Pas vraiment, car ma ligne éditoriale va évoluer en fonction de mes coups de cœur. Avec deux titres par an, il faut un catalogue assez large.
On a souvent cette image d’Épinal de l’écrivain âgé et renfrogné avec une écharpe rouge qui gratte (on ne vise personne). Alors, quand vous êtes apparu en 2012 sur toutes les chaines de télé, tout le monde s’est mis à parler de votre physique, jeune et attrayant. C’est souvent ce que l’on fait avec les femmes politiques, les écrivaines, les actrices, d’évoquer leur apparence plutôt que leur travail. Est-ce que vous ressentez le poids d’une quelconque sexualisation de votre image publique ?

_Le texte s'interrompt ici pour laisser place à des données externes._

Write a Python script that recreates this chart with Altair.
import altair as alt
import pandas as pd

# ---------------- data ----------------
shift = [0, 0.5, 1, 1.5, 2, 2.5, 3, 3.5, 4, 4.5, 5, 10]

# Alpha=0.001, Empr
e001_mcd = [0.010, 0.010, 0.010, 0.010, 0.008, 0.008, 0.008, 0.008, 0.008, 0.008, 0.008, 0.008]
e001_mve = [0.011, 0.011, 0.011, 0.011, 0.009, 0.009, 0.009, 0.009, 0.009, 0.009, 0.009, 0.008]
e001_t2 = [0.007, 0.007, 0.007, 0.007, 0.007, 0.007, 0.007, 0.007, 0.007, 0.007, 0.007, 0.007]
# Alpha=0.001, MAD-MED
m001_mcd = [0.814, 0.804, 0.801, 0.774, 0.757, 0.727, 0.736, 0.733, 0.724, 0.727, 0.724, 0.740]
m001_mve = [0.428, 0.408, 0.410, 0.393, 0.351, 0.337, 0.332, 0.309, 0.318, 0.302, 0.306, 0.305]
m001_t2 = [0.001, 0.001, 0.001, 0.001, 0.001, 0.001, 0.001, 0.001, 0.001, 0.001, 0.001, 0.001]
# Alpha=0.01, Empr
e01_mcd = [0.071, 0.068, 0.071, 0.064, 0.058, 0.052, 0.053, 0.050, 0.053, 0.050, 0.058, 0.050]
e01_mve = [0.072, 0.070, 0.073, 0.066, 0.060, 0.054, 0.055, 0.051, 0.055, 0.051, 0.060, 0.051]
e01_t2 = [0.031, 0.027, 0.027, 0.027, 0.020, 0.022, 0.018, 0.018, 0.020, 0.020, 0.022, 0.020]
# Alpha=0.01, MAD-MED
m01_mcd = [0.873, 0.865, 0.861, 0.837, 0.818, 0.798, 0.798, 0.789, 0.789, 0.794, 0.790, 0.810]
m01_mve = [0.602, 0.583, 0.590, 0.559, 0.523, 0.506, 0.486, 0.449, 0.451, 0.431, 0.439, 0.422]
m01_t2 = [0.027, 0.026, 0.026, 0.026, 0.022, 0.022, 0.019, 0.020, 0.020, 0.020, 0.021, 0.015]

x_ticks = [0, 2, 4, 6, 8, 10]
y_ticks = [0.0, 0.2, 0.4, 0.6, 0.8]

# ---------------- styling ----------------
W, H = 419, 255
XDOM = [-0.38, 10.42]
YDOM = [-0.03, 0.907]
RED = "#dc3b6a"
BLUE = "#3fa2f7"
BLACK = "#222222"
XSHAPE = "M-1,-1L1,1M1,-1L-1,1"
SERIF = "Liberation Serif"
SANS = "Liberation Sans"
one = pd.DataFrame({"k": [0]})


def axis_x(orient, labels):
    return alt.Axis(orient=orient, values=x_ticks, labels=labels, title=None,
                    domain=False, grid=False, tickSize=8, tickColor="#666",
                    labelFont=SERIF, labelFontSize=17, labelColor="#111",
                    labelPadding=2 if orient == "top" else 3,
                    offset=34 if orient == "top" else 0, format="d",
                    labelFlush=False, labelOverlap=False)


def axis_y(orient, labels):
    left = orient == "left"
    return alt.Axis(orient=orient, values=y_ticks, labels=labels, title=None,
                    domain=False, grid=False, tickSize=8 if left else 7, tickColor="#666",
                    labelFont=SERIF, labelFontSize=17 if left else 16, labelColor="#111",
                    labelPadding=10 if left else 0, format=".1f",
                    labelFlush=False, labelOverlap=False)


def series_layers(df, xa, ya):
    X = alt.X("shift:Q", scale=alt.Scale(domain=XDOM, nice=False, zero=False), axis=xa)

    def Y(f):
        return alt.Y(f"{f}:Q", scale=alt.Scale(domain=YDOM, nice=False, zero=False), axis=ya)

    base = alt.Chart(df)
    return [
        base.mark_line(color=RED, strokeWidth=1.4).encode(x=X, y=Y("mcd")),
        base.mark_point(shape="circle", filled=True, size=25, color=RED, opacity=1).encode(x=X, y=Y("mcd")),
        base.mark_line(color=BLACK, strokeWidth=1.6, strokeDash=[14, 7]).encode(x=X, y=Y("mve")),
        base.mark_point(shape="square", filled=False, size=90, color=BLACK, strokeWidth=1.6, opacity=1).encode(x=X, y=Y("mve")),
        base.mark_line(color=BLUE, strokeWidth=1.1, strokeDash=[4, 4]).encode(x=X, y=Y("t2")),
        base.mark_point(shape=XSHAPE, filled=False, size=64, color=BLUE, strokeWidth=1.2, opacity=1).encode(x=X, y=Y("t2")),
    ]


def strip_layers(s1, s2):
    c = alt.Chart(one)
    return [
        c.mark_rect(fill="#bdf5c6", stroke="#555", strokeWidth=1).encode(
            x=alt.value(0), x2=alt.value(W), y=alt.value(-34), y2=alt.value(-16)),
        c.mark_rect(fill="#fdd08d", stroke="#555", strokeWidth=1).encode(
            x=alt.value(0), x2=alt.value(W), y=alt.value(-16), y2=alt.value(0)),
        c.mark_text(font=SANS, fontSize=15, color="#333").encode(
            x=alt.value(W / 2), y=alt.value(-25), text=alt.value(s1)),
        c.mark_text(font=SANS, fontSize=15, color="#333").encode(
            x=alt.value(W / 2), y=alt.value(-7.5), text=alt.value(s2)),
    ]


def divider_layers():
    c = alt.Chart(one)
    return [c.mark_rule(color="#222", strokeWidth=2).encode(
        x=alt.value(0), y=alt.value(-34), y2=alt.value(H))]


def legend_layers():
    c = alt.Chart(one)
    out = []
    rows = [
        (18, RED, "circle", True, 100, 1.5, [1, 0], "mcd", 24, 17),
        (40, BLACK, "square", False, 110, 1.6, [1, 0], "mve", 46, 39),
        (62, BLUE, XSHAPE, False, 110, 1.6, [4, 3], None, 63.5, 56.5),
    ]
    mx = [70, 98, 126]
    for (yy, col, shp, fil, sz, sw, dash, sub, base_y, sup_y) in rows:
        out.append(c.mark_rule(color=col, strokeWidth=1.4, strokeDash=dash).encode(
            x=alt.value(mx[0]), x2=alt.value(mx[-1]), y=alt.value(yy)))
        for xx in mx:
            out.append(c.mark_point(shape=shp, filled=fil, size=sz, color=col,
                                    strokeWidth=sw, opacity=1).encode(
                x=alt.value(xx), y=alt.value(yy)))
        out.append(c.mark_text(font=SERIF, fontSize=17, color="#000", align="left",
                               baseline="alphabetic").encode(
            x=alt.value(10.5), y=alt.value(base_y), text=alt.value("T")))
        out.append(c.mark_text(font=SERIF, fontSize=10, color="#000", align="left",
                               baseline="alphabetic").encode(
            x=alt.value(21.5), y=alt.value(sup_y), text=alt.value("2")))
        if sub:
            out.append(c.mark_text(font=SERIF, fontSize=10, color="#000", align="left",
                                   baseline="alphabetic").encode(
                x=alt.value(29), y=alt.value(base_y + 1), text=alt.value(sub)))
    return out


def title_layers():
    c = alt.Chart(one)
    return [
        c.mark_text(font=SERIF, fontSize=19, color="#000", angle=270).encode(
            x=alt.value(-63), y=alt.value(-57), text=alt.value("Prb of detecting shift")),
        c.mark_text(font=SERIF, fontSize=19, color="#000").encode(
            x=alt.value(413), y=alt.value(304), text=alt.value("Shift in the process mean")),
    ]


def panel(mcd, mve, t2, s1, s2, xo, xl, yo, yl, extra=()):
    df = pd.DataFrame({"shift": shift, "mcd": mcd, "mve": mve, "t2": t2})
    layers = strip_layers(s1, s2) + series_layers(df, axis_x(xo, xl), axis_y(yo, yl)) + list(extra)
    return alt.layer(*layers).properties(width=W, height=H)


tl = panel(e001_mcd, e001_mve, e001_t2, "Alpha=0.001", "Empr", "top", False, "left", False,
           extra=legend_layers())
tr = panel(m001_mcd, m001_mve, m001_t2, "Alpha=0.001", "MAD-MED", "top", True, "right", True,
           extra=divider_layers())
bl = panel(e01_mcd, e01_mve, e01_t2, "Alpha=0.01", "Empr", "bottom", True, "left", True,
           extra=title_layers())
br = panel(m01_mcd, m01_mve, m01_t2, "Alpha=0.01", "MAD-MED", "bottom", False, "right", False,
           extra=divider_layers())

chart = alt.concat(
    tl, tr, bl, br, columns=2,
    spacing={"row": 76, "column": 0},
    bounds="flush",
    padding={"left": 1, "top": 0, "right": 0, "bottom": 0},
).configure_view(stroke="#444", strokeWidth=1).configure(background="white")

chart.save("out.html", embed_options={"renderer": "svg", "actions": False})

Si je ne dis pas de bêtise, il y a une étude qui montre que dans la politique, les gens beaux ont tendance à susciter davantage d’intérêt que les autres. On a ça en nous d’avoir une attirance pour les physiques dits « attrayants ». Donc moi je ne me formalise pas. Je trouve ça agréable, parce qu’un jour je serai et vieux et moche. Et ce qui me plait aussi, c’est de montrer que l’écrivain vieux et mourant, c’est un cliché. La littérature c’est branché, c’est jeune. Il faut arriver à ramener ceux qui n’étaient pas encore au courant que la littérature, c’est jeune et cool, ici. Je pense que la littérature a beaucoup à gagner en soignant justement son image, l’image de ses auteurs. Il faut être avenant, à l’écoute des gens, et occuper le terrain.

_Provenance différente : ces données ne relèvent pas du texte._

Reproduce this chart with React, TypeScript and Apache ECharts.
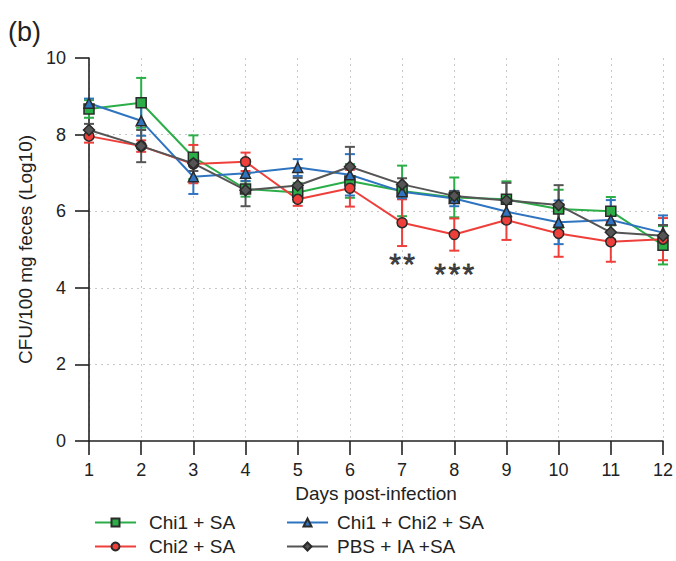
import React, { useEffect, useRef } from "react";
import * as echarts from "echarts";

const days = [1, 2, 3, 4, 5, 6, 7, 8, 9, 10, 11, 12];
const seriesNames = ["Chi1 + SA", "Chi2 + SA", "Chi1 + Chi2 + SA", "PBS + IA +SA"];
const chi1Mean = [8.67, 8.83, 7.41, 6.58, 6.49, 6.79, 6.53, 6.36, 6.31, 6.06, 6.0, 5.11];
const chi1Err = [0.23, 0.65, 0.57, 0.2, 0.25, 0.44, 0.66, 0.52, 0.47, 0.5, 0.37, 0.5];
const chi2Mean = [7.96, 7.7, 7.23, 7.29, 6.31, 6.6, 5.7, 5.39, 5.77, 5.42, 5.2, 5.27];
const chi2Err = [0.17, 0.15, 0.5, 0.24, 0.17, 0.48, 0.61, 0.42, 0.52, 0.61, 0.52, 0.55];
const chi12Mean = [8.82, 8.36, 6.9, 6.99, 7.14, 6.95, 6.51, 6.33, 5.99, 5.71, 5.77, 5.44];
const chi12Err = [0.12, 0.39, 0.45, 0.2, 0.22, 0.54, 0.17, 0.2, 0.3, 0.57, 0.52, 0.45];
const pbsMean = [8.12, 7.7, 7.25, 6.55, 6.67, 7.16, 6.7, 6.4, 6.28, 6.16, 5.45, 5.36];
const pbsErr = [0.16, 0.42, 0.2, 0.42, 0.2, 0.52, 0.16, 0.12, 0.46, 0.52, 0.2, 0.28];
const sigDays = [7, 8];
const sigValues = [4.63, 4.38];
const sigTexts = ["*\u200A*", "*\u200A*\u200A*"];

const FONT = "'Liberation Sans', Arial, Helvetica, sans-serif";
const TXT = "#222";

const groups = [
  { name: seriesNames[0], mean: chi1Mean, err: chi1Err, color: "#2BAE48", symbol: "rect" },
  { name: seriesNames[1], mean: chi2Mean, err: chi2Err, color: "#EE3F3A", symbol: "circle" },
  { name: seriesNames[2], mean: chi12Mean, err: chi12Err, color: "#2F74C0", symbol: "triangle" },
  { name: seriesNames[3], mean: pbsMean, err: pbsErr, color: "#555555", symbol: "diamond" },
];

function errorSeries(mean: number[], err: number[], color: string) {
  return {
    type: "custom",
    silent: true,
    z: 2,
    data: days.map((d, i) => [d, mean[i] - err[i], mean[i] + err[i]]),
    encode: { x: 0, y: [1, 2] },
    renderItem: (_params: any, api: any) => {
      const x = api.value(0);
      const lo = api.coord([x, api.value(1)]);
      const hi = api.coord([x, api.value(2)]);
      const w = 5;
      const st = { stroke: color, lineWidth: 2 };
      return {
        type: "group",
        children: [
          { type: "line", shape: { x1: lo[0], y1: lo[1], x2: hi[0], y2: hi[1] }, style: st },
          { type: "line", shape: { x1: lo[0] - w, y1: lo[1], x2: lo[0] + w, y2: lo[1] }, style: st },
          { type: "line", shape: { x1: hi[0] - w, y1: hi[1], x2: hi[0] + w, y2: hi[1] }, style: st },
        ],
      };
    },
  };
}

function legendItem(name: string, left: number, top: number, gap: number) {
  return {
    data: [name],
    orient: "horizontal",
    left,
    top,
    padding: 0,
    itemWidth: 41,
    itemHeight: 10,
    textStyle: { fontSize: 19, color: TXT, fontFamily: FONT, padding: [0, 0, 0, gap] },
  };
}

export default function App() {
  const ref = useRef<HTMLDivElement>(null);
  useEffect(() => {
    if (!ref.current) return;
    const chart = echarts.init(ref.current, undefined, { renderer: "svg" });
    const grid = "#c8c8c8";
    const series: any[] = [];
    groups.forEach((g) => series.push(errorSeries(g.mean, g.err, g.color)));
    groups.forEach((g) =>
      series.push({
        type: "line",
        name: g.name,
        z: 3,
        data: days.map((d, i) => [d, g.mean[i]]),
        symbol: g.symbol,
        symbolSize: g.symbol === "diamond" ? 11 : 10,
        lineStyle: { color: g.color, width: 2 },
        itemStyle: { color: g.color, borderColor: "#2a2a2a", borderWidth: 1.5 },
      })
    );
    series.push({
      type: "scatter",
      silent: true,
      symbolSize: 0,
      z: 4,
      data: sigDays.map((d, i) => [d, sigValues[i], sigTexts[i]]),
      label: {
        show: true,
        position: "inside",
        formatter: (p: any) => p.data[2],
        fontSize: 30,
        fontFamily: FONT,
        color: "#1a1a1a",
        textBorderColor: "#1a1a1a",
        textBorderWidth: 0.8,
      },
    });
    chart.setOption({
      animation: false,
      textStyle: { fontFamily: FONT },
      grid: { left: 89, right: 9, top: 58, bottom: 120, containLabel: false },
      graphic: [
        {
          type: "text",
          left: 8,
          top: 18,
          style: { text: "(b)", fontSize: 27, fontFamily: FONT, fill: TXT },
        },
      ],
      legend: [
        legendItem(seriesNames[0], 94, 513, 8),
        legendItem(seriesNames[1], 94, 537, 8),
        legendItem(seriesNames[2], 286, 513, 4),
        legendItem(seriesNames[3], 286, 537, 4),
      ],
      xAxis: {
        type: "value",
        min: 1,
        max: 12,
        interval: 1,
        name: "Days post-infection",
        nameLocation: "middle",
        nameGap: 40,
        nameTextStyle: { fontSize: 19, color: TXT, fontFamily: FONT },
        axisLine: { lineStyle: { color: "#222", width: 1.6 } },
        axisTick: { show: true, length: 14, lineStyle: { color: "#222", width: 1.6 } },
        axisLabel: { fontSize: 18, color: TXT, margin: 20, fontFamily: FONT },
        splitLine: { show: true, lineStyle: { color: grid, type: [2, 4], width: 1 } },
      },
      yAxis: {
        type: "value",
        min: 0,
        max: 10,
        interval: 2,
        name: "CFU/100 mg feces (Log10)",
        nameLocation: "middle",
        nameGap: 44,
        nameTextStyle: { fontSize: 19, color: TXT, fontFamily: FONT },
        axisLine: { show: true, lineStyle: { color: "#222", width: 1.6 } },
        axisTick: { show: true, length: 14, lineStyle: { color: "#222", width: 1.6 } },
        axisLabel: { fontSize: 18, color: TXT, margin: 23, fontFamily: FONT },
        splitLine: {
          show: true,
          lineStyle: {
            color: ["rgba(0,0,0,0)", grid, grid, grid, grid, "rgba(0,0,0,0)"],
            type: [2, 4],
            width: 1,
          },
        },
      },
      series,
    });
    return () => chart.dispose();
  }, []);
  return (
    <div
      ref={ref}
      style={{ position: "fixed", left: 0, top: 0, width: 676, height: 561, background: "#fff" }}
    />
  );
}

Régulièrement, Madmoizelle organise des ateliers d’écriture avec des autrices en herbe. On les met en relation avec des autrices confirmées. Au début de la séance, il y a une masterclass, et la question qui revient à chaque fois, c’est : comment est-ce qu’on termine un roman ? On a tous une bonne idée de roman, on a tous une fin. Mais comment est-ce qu’on tient sur la longueur ?

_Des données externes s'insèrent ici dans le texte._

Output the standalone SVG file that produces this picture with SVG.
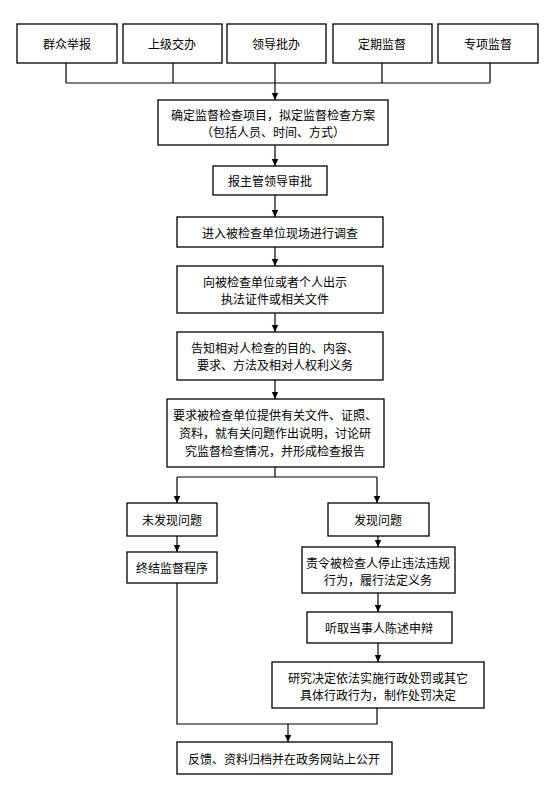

Il n’y a pas de secret : il faut du travail. Souvent je demande, sans jugement de valeur, aux gens qui me posent directement cette question : « Est-ce que vous avez vraiment envie de consacrer au sacrifice d’un livre qui demande un travail colossal ? » L’écriture n’est pas magique. Parfois, mais c’est très rare, on sait où on va et on écrit des morceaux de roman d’une traite. Mais le reste du temps, c’est vraiment du travail à la pioche. Il faut travailler millimètre par millimètre, et parfois on pioche dans le mauvais sens. Et pour moi le moteur, c’est le plaisir. Si ce travail là est un moment de découragement permanent, c’est que ça ne vaut pas la peine. En revanche si l’on prend du plaisir — parce que l’on peut prendre du plaisir dans la difficulté — c’est bon signe. C’est comme la course à pied. Au début c’est dur. On court 5 minutes, puis 10 minutes, puis 20 minutes, etc. Assez vite on se rend compte qu’on arrive à passer l’étape. Assez vite, on tient parce qu’on avance. Et cette difficulté, elle est agréable parce qu’on se rend compte qu’on construit un truc pour soi. Le plaisir, c’est la clé d’un roman qui va se faire, car on aura envie de retourner à sa propre œuvre.